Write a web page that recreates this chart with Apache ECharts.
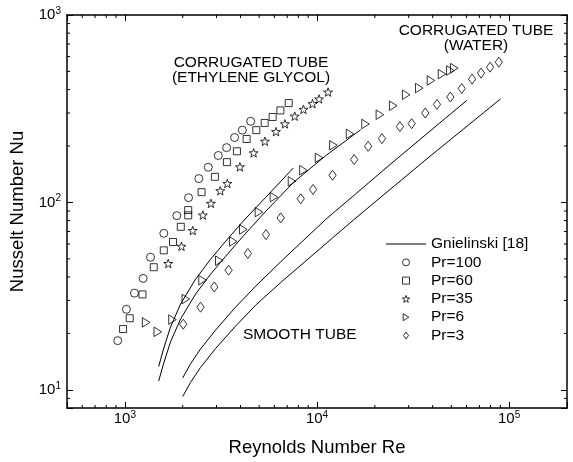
<!DOCTYPE html>
<html><head><meta charset="utf-8">
<script src="https://cdn.jsdelivr.net/npm/echarts@6/dist/echarts.min.js"></script>
<style>html,body{margin:0;padding:0;background:#fff}#c{width:573px;height:462px}</style>
</head><body><div id="c"></div>
<script>
// ---- data ----
const re100 = [918, 1019, 1122, 1245, 1360, 1595, 1864, 2145, 2427, 2717, 3064, 3385, 3725, 4087, 4517];
const nu100 = [18.3, 26.9, 32.8, 39.3, 51, 68.4, 85, 106, 134, 154, 178, 196, 222, 243, 271];

const re60 = [979, 1060, 1235, 1414, 1594, 1781, 1955, 2137, 2137, 2507, 2942, 3397, 3831, 4303, 4833, 5342, 5877, 6450, 7125];
const nu60 = [21.1, 24.1, 32.3, 45.1, 55.5, 61.5, 74.1, 85.3, 91, 113.4, 137, 164, 187.5, 218, 243, 265.5, 285.7, 309.7, 339];

const re35 = [1681, 1972, 2256, 2547, 2804, 3139, 3414, 3970, 4680, 5358, 6117, 6807, 7657, 8503, 9475, 10250, 11420];
const nu35 = [47.2, 58.3, 70.8, 85.6, 98.8, 115.4, 126.2, 154.8, 183.8, 211.9, 238.6, 262.5, 288.5, 313.6, 336.3, 356.3, 387.9];

const re6 = [1291, 1484, 1770, 2077, 2538, 3101, 3669, 4136, 4989, 5972, 7413, 8500, 10250, 12180, 14870, 17890, 21250, 24930, 29130, 34060, 39190, 44740, 49430, 51850];
const nu6 = [22.9, 20.4, 23.7, 30.5, 38.5, 48.9, 61.9, 71.8, 88.8, 106.7, 129.6, 148.5, 172.9, 201.8, 232, 262.2, 293.8, 328, 375.5, 407.5, 447.3, 483.7, 505.4, 520.6];

const re3 = [2013, 2477, 2920, 3467, 4367, 5426, 6472, 8231, 9539, 12040, 15610, 18460, 21770, 27010, 31080, 36600, 42120, 49400, 56650, 64120, 71430, 79580, 88360];
const nu3 = [22.4, 27.6, 35.4, 43.5, 53.4, 67.3, 82.7, 104.6, 117.3, 139.7, 169.3, 199.3, 219, 253.7, 263.2, 300, 333.4, 365, 405.5, 455, 489.6, 527, 560.3];

// Gnielinski [18] curves
const reC1 = [1500, 1589, 1728, 1949, 2333, 2794, 3345, 4167, 5406, 7541];
const nuC1 = [13.30, 16.52, 21.63, 28.67, 38.94, 49.75, 62.02, 80.23, 106.3, 152.9];
const reC2 = [1500, 1589, 1728, 1949, 2333, 2794, 3345, 4167, 5406, 7541, 11110, 16910];
const nuC2 = [11.13, 13.75, 18.00, 23.86, 32.41, 41.40, 51.61, 66.76, 89.58, 127.8, 177.8, 244.5];
const reC3 = [2000, 2197, 2477, 2967, 3771, 4796, 6474, 11110, 25750, 60170];
const nuC3 = [11.58, 13.75, 16.52, 20.85, 27.64, 35.75, 48.25, 81.21, 169.3, 350.1];
const reC4 = [2000, 2197, 2477, 2967, 3771, 4796, 6474, 15610, 36910, 90060];
const nuC4 = [9.21, 10.96, 13.17, 16.62, 21.90, 28.32, 37.40, 81.21, 169.3, 356.2];

// axes
const xRange = [500, 200000];
const yRange = [8, 1000];
const xMinorTicks = [600, 700, 800, 900, 2000, 3000, 4000, 5000, 6000, 7000, 8000, 9000, 20000, 30000, 40000, 50000, 60000, 70000, 80000, 90000];
const yMinorTicks = [9, 20, 30, 40, 50, 60, 70, 80, 90, 200, 300, 400, 500, 600, 700, 800, 900];

const legendNames = ['Gnielinski [18]', 'Pr=100', 'Pr=60', 'Pr=35', 'Pr=6', 'Pr=3'];
const xTitle = 'Reynolds Number Re';
const yTitle = 'Nusselt Number Nu';

// ---- chart ----
const FONT = '"Liberation Sans", Arial, Helvetica, sans-serif';
const pairs = (a, b) => a.map((v, i) => [v, b[i]]);
const STAR = 'path://M0,-10L2.35,-3.24L9.51,-3.09L3.8,1.24L5.88,8.09L0,4.1L-5.88,8.09L-3.8,1.24L-9.51,-3.09L-2.35,-3.24Z';
const TRI = 'path://M0,0L8,5L0,10Z';
const DIA = 'path://M4,0L8,5.5L4,11L0,5.5Z';
const SQ = 'path://M0,0L10,0L10,10L0,10Z';
const LINEICON = 'path://M0,0L40,0L40,1L0,1Z';

function powLabel(v) {
  const e = Math.log10(v), r = Math.round(e);
  if (Math.abs(e - r) > 1e-6) return '';
  return '{b|10}{s|' + r + '}';
}
const rich = {
  b: { fontSize: 15, fontFamily: FONT, color: '#000', lineHeight: 18 },
  s: { fontSize: 10, fontFamily: FONT, color: '#000', lineHeight: 10, verticalAlign: 'top' }
};
const axLine = { show: true, onZero: false, lineStyle: { color: '#000', width: 1.5 } };
const axTick = { show: true, inside: true, length: 6, lineStyle: { color: '#000', width: 1 } };

const hollow = { color: 'rgba(0,0,0,0)', borderColor: '#000', borderWidth: 1 };
function scatter(name, re, nu, symbol, size) {
  return { name, type: 'scatter', data: pairs(re, nu), symbol, symbolSize: size, symbolKeepAspect: true, itemStyle: hollow, z: 3 };
}
function curve(re, nu) {
  return { name: 'Gnielinski [18]', type: 'line', data: pairs(re, nu), symbol: 'none', showSymbol: false,
           smooth: false, lineStyle: { color: '#000', width: 1 }, itemStyle: { color: '#000' }, z: 2 };
}

const chart = echarts.init(document.getElementById('c'), null, { renderer: 'canvas' });
chart.setOption({
  animation: false,
  backgroundColor: '#fff',
  textStyle: { fontFamily: FONT },
  grid: { left: 67, right: 6, top: 15, bottom: 53 },
  xAxis: [
    { type: 'log', min: xRange[0], max: xRange[1], logBase: 10, position: 'bottom',
      axisLine: axLine, axisTick: axTick, splitLine: { show: false },
      axisLabel: { formatter: powLabel, rich, margin: 2 },
      name: xTitle, nameLocation: 'middle', nameGap: 30,
      nameTextStyle: { fontSize: 18.5, fontFamily: FONT, color: '#000' } },
    { type: 'log', min: xRange[0], max: xRange[1], logBase: 10, position: 'top',
      axisLine: axLine, axisTick: axTick, splitLine: { show: false }, axisLabel: { show: false } }
  ],
  yAxis: [
    { type: 'log', min: yRange[0], max: yRange[1], logBase: 10, position: 'left',
      axisLine: axLine, axisTick: axTick, splitLine: { show: false },
      axisLabel: { formatter: powLabel, rich, margin: 6 },
      name: yTitle, nameLocation: 'middle', nameGap: 31, nameRotate: 90,
      nameTextStyle: { fontSize: 18.5, fontFamily: FONT, color: '#000' } },
    { type: 'log', min: yRange[0], max: yRange[1], logBase: 10, position: 'right',
      axisLine: axLine, axisTick: axTick, splitLine: { show: false }, axisLabel: { show: false } }
  ],
  legend: {
    data: [
      { name: legendNames[0], icon: LINEICON, itemStyle: { color: '#000', borderWidth: 0 } },
      { name: legendNames[1], icon: 'circle' },
      { name: legendNames[2], icon: SQ },
      { name: legendNames[3], icon: STAR },
      { name: legendNames[4], icon: TRI },
      { name: legendNames[5], icon: DIA }
    ],
    orient: 'vertical', left: 386, top: 236, padding: 0,
    itemWidth: 40, itemHeight: 7, itemGap: 2.3, selectedMode: false, symbolKeepAspect: true,
    itemStyle: { borderWidth: 1, borderColor: '#000' },
    textStyle: { fontSize: 15.5, fontFamily: FONT, color: '#000', lineHeight: 15 }
  },
  graphic: [
    { type: 'text', x: 251, y: 55, style: { text: 'CORRUGATED TUBE\n(ETHYLENE GLYCOL)', align: 'center', verticalAlign: 'top',
      fontSize: 15.5, lineHeight: 15, fontFamily: FONT, fill: '#000' } },
    { type: 'text', x: 476, y: 23, style: { text: 'CORRUGATED TUBE\n(WATER)', align: 'center', verticalAlign: 'top',
      fontSize: 15.5, lineHeight: 15, fontFamily: FONT, fill: '#000' } },
    { type: 'text', x: 243, y: 327, style: { text: 'SMOOTH TUBE', align: 'left', verticalAlign: 'top',
      fontSize: 15.5, lineHeight: 15, fontFamily: FONT, fill: '#000' } }
  ],
  series: [
    curve(reC1, nuC1), curve(reC2, nuC2), curve(reC3, nuC3), curve(reC4, nuC4),
    scatter('Pr=100', re100, nu100, 'circle', 8),
    scatter('Pr=60', re60, nu60, SQ, 7),
    scatter('Pr=35', re35, nu35, STAR, 9),
    scatter('Pr=6', re6, nu6, TRI, 9.5),
    scatter('Pr=3', re3, nu3, DIA, 10),
    { type: 'custom', silent: true, clip: false, z: 4,
      data: xMinorTicks.map(v => [v, 100]),
      renderItem: function (params, api) {
        const cs = params.coordSys; const p = api.coord([api.value(0), 100]);
        const st = { stroke: '#000', lineWidth: 1 };
        return { type: 'group', children: [
          { type: 'line', shape: { x1: p[0], y1: cs.y + cs.height, x2: p[0], y2: cs.y + cs.height - 3 }, style: st },
          { type: 'line', shape: { x1: p[0], y1: cs.y, x2: p[0], y2: cs.y + 3 }, style: st } ] };
      } },
    { type: 'custom', silent: true, clip: false, z: 4,
      data: yMinorTicks.map(v => [1000, v]),
      renderItem: function (params, api) {
        const cs = params.coordSys; const p = api.coord([1000, api.value(1)]);
        const st = { stroke: '#000', lineWidth: 1 };
        return { type: 'group', children: [
          { type: 'line', shape: { x1: cs.x, y1: p[1], x2: cs.x + 3, y2: p[1] }, style: st },
          { type: 'line', shape: { x1: cs.x + cs.width, y1: p[1], x2: cs.x + cs.width - 3, y2: p[1] }, style: st } ] };
      } }
  ]
});
</script></body></html>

■ WHAT TO PRODUCE
Everything from the top line of the data down to and including the line with "489.6, 527, 560.3];" is to be copied, except the pictures.

■ TASK SOLUTION
Write a web page that recreates this chart with Apache ECharts.
<!DOCTYPE html>
<html><head><meta charset="utf-8">
<script src="https://cdn.jsdelivr.net/npm/echarts@6/dist/echarts.min.js"></script>
<style>html,body{margin:0;padding:0;background:#fff}#c{width:573px;height:462px}</style>
</head><body><div id="c"></div>
<script>
// ---- data ----
const re100 = [918, 1019, 1122, 1245, 1360, 1595, 1864, 2145, 2427, 2717, 3064, 3385, 3725, 4087, 4517];
const nu100 = [18.3, 26.9, 32.8, 39.3, 51, 68.4, 85, 106, 134, 154, 178, 196, 222, 243, 271];

const re60 = [979, 1060, 1235, 1414, 1594, 1781, 1955, 2137, 2137, 2507, 2942, 3397, 3831, 4303, 4833, 5342, 5877, 6450, 7125];
const nu60 = [21.1, 24.1, 32.3, 45.1, 55.5, 61.5, 74.1, 85.3, 91, 113.4, 137, 164, 187.5, 218, 243, 265.5, 285.7, 309.7, 339];

const re35 = [1681, 1972, 2256, 2547, 2804, 3139, 3414, 3970, 4680, 5358, 6117, 6807, 7657, 8503, 9475, 10250, 11420];
const nu35 = [47.2, 58.3, 70.8, 85.6, 98.8, 115.4, 126.2, 154.8, 183.8, 211.9, 238.6, 262.5, 288.5, 313.6, 336.3, 356.3, 387.9];

const re6 = [1291, 1484, 1770, 2077, 2538, 3101, 3669, 4136, 4989, 5972, 7413, 8500, 10250, 12180, 14870, 17890, 21250, 24930, 29130, 34060, 39190, 44740, 49430, 51850];
const nu6 = [22.9, 20.4, 23.7, 30.5, 38.5, 48.9, 61.9, 71.8, 88.8, 106.7, 129.6, 148.5, 172.9, 201.8, 232, 262.2, 293.8, 328, 375.5, 407.5, 447.3, 483.7, 505.4, 520.6];

const re3 = [2013, 2477, 2920, 3467, 4367, 5426, 6472, 8231, 9539, 12040, 15610, 18460, 21770, 27010, 31080, 36600, 42120, 49400, 56650, 64120, 71430, 79580, 88360];
const nu3 = [22.4, 27.6, 35.4, 43.5, 53.4, 67.3, 82.7, 104.6, 117.3, 139.7, 169.3, 199.3, 219, 253.7, 263.2, 300, 333.4, 365, 405.5, 455, 489.6, 527, 560.3];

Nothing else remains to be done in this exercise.